▶ PROBLEM REQUIREMENTS: Everything from the line with "Output the LaTeX" down to the line with "(title) at (516,42)" below must be printed exactly, those two lines included. Exclude pictures.

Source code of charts
• • • •

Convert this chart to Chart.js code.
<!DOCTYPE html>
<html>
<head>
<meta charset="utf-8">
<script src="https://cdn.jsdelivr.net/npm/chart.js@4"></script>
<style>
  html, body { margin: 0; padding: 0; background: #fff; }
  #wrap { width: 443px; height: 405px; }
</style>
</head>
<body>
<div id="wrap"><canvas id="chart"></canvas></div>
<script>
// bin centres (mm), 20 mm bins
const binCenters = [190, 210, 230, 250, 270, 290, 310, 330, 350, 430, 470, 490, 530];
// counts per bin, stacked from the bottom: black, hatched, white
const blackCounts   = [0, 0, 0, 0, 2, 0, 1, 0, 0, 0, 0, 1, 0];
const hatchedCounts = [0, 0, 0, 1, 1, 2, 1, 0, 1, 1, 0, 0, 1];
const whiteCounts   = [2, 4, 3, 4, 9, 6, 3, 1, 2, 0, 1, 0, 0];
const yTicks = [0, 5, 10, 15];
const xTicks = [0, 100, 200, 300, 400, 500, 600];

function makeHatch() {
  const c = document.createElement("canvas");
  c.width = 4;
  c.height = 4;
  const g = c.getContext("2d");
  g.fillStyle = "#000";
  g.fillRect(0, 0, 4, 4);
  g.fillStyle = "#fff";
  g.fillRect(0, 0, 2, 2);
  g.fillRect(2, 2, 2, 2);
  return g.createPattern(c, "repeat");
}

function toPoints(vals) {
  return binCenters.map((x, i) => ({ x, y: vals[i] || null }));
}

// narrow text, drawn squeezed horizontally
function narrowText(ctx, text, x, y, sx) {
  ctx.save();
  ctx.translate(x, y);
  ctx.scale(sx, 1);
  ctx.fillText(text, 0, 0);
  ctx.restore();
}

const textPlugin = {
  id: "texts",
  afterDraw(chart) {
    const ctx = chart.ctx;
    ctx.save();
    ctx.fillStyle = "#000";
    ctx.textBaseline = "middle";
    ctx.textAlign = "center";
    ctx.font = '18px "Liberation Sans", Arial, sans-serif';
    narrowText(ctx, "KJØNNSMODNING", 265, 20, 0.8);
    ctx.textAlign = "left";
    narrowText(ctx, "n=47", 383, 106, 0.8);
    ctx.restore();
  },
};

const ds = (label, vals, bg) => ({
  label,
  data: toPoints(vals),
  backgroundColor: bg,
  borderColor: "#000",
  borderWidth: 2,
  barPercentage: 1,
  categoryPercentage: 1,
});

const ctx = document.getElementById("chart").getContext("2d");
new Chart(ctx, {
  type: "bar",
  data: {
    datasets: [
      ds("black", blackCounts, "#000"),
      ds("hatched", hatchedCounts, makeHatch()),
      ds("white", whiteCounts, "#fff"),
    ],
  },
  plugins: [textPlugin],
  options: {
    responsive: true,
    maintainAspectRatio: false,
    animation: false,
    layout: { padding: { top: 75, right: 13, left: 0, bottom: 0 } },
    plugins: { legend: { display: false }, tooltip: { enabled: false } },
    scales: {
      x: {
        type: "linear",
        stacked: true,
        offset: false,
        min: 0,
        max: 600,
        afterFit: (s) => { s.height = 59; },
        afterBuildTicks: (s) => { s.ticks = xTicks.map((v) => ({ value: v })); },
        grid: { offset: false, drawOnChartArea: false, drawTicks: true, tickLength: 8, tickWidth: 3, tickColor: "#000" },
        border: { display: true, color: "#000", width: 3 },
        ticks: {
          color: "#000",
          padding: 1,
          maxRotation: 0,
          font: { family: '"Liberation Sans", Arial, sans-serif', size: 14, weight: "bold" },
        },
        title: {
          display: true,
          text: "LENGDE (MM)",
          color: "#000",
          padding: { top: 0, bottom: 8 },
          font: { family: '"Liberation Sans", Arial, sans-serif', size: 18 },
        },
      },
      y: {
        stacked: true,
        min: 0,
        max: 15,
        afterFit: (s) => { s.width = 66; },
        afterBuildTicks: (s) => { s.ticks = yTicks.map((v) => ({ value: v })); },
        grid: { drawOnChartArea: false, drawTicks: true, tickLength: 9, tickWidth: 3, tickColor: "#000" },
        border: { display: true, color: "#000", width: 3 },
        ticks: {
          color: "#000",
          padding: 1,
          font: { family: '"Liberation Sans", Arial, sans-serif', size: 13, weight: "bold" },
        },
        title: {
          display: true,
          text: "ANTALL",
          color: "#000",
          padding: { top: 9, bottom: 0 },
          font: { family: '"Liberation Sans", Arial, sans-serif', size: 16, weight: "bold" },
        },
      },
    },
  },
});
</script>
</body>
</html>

• • • •

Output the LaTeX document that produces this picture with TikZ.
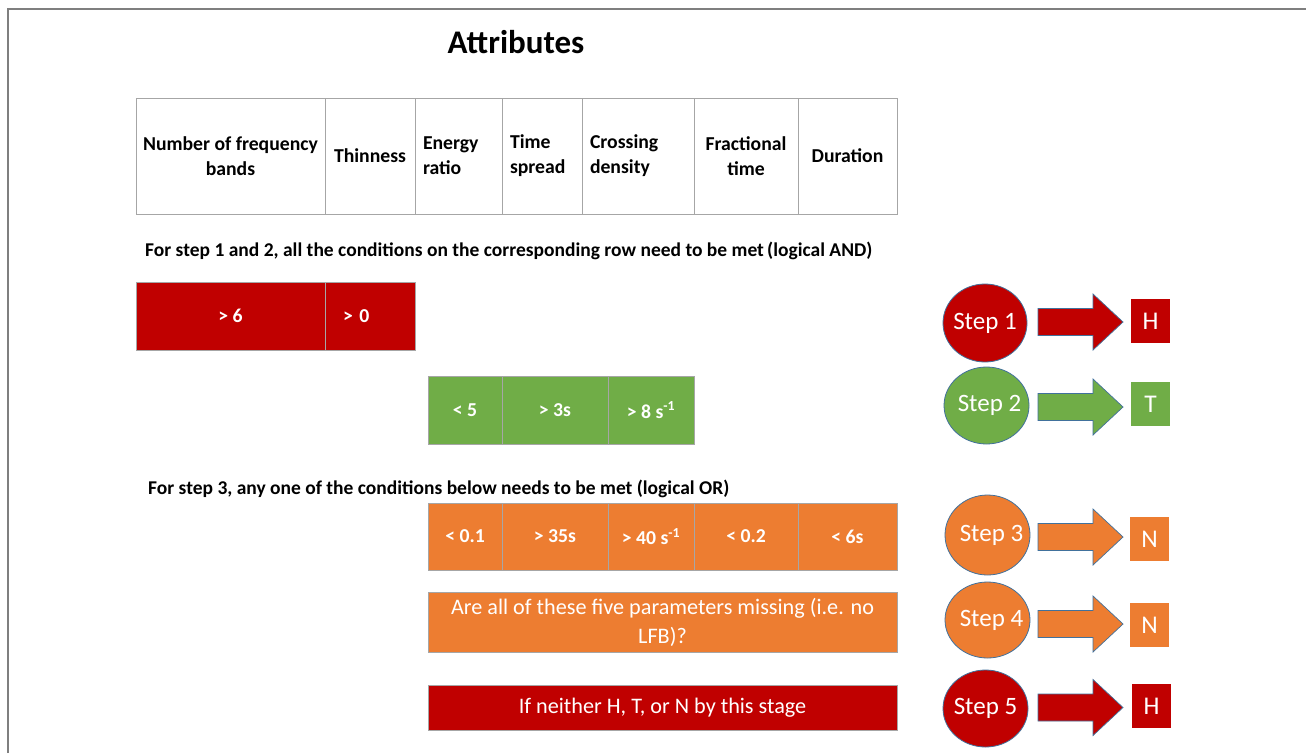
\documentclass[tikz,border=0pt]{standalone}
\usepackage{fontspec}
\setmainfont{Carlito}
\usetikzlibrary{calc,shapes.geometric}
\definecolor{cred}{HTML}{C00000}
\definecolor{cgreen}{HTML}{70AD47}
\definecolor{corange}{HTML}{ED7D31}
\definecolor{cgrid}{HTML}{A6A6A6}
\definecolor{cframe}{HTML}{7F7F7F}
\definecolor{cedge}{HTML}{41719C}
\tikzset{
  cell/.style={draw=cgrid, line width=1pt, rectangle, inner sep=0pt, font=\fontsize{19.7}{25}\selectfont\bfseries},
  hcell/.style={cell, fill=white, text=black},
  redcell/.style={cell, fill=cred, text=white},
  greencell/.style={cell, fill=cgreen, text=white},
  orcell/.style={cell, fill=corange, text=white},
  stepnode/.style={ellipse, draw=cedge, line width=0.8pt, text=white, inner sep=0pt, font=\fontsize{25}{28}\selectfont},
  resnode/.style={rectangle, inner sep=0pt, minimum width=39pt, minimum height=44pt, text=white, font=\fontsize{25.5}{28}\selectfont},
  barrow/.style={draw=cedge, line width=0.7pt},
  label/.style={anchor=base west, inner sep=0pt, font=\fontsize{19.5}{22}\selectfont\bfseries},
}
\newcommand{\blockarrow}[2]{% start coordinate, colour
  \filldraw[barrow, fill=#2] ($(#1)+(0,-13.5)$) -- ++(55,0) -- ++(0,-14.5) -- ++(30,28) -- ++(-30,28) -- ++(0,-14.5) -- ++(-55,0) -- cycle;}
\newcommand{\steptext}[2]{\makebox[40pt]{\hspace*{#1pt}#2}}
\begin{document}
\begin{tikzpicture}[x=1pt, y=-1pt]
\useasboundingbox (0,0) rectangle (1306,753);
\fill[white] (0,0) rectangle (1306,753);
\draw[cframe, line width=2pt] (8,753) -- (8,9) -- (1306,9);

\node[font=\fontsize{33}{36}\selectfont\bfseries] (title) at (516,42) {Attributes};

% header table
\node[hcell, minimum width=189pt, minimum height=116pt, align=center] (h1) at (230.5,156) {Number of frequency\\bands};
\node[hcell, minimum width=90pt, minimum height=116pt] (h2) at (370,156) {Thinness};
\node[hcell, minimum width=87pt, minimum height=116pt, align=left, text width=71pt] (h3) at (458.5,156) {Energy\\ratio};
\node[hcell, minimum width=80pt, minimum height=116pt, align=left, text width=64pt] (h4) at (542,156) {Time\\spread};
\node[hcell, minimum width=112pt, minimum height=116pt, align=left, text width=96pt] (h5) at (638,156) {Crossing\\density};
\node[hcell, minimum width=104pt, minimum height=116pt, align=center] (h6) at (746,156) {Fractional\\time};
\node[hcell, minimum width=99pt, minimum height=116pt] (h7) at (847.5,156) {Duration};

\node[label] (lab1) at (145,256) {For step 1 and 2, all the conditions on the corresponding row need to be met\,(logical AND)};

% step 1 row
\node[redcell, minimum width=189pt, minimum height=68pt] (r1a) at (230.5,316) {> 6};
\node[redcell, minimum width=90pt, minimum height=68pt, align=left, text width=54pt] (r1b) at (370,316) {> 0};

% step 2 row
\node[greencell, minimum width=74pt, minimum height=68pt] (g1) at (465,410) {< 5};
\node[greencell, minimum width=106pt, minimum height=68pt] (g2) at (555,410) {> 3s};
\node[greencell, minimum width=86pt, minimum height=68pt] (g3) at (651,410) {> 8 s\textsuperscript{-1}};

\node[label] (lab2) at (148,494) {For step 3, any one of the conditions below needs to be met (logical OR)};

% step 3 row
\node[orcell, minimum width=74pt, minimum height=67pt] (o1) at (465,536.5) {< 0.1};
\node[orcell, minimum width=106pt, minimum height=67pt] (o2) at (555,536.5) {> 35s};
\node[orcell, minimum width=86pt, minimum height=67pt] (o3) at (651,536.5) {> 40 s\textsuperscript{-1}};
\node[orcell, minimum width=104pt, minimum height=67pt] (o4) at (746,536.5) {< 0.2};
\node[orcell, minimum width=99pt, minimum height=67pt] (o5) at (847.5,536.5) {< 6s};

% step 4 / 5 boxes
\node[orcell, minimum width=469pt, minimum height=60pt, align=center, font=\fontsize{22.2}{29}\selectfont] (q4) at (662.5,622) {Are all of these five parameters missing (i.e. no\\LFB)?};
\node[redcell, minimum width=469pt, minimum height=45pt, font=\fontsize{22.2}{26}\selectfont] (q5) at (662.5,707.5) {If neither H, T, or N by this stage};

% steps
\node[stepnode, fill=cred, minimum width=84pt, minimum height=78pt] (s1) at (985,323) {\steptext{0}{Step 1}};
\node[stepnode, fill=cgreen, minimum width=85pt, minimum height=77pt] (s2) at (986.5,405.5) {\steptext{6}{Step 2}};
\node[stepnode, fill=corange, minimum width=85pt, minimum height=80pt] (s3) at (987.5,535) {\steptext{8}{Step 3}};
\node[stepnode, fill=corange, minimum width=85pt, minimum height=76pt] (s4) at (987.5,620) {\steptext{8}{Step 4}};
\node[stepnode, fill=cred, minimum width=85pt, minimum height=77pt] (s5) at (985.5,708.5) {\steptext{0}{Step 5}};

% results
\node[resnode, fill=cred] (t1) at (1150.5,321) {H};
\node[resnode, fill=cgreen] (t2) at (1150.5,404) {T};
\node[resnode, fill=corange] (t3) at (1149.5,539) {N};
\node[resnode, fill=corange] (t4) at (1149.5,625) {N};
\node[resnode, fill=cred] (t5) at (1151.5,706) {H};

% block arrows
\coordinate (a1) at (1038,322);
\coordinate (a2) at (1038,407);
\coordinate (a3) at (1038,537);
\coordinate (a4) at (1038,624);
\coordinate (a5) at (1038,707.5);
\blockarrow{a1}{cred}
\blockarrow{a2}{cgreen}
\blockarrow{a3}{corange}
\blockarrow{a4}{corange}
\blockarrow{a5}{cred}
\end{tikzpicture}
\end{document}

• • • •

▶ OUTPUT FOR THIS EXERCISE:
Output the LaTeX document that produces this picture with TikZ.
\documentclass[tikz,border=0pt]{standalone}
\usepackage{fontspec}
\setmainfont{Carlito}
\usetikzlibrary{calc,shapes.geometric}
\definecolor{cred}{HTML}{C00000}
\definecolor{cgreen}{HTML}{70AD47}
\definecolor{corange}{HTML}{ED7D31}
\definecolor{cgrid}{HTML}{A6A6A6}
\definecolor{cframe}{HTML}{7F7F7F}
\definecolor{cedge}{HTML}{41719C}
\tikzset{
  cell/.style={draw=cgrid, line width=1pt, rectangle, inner sep=0pt, font=\fontsize{19.7}{25}\selectfont\bfseries},
  hcell/.style={cell, fill=white, text=black},
  redcell/.style={cell, fill=cred, text=white},
  greencell/.style={cell, fill=cgreen, text=white},
  orcell/.style={cell, fill=corange, text=white},
  stepnode/.style={ellipse, draw=cedge, line width=0.8pt, text=white, inner sep=0pt, font=\fontsize{25}{28}\selectfont},
  resnode/.style={rectangle, inner sep=0pt, minimum width=39pt, minimum height=44pt, text=white, font=\fontsize{25.5}{28}\selectfont},
  barrow/.style={draw=cedge, line width=0.7pt},
  label/.style={anchor=base west, inner sep=0pt, font=\fontsize{19.5}{22}\selectfont\bfseries},
}
\newcommand{\blockarrow}[2]{% start coordinate, colour
  \filldraw[barrow, fill=#2] ($(#1)+(0,-13.5)$) -- ++(55,0) -- ++(0,-14.5) -- ++(30,28) -- ++(-30,28) -- ++(0,-14.5) -- ++(-55,0) -- cycle;}
\newcommand{\steptext}[2]{\makebox[40pt]{\hspace*{#1pt}#2}}
\begin{document}
\begin{tikzpicture}[x=1pt, y=-1pt]
\useasboundingbox (0,0) rectangle (1306,753);
\fill[white] (0,0) rectangle (1306,753);
\draw[cframe, line width=2pt] (8,753) -- (8,9) -- (1306,9);

\node[font=\fontsize{33}{36}\selectfont\bfseries] (title) at (516,42) {Attributes};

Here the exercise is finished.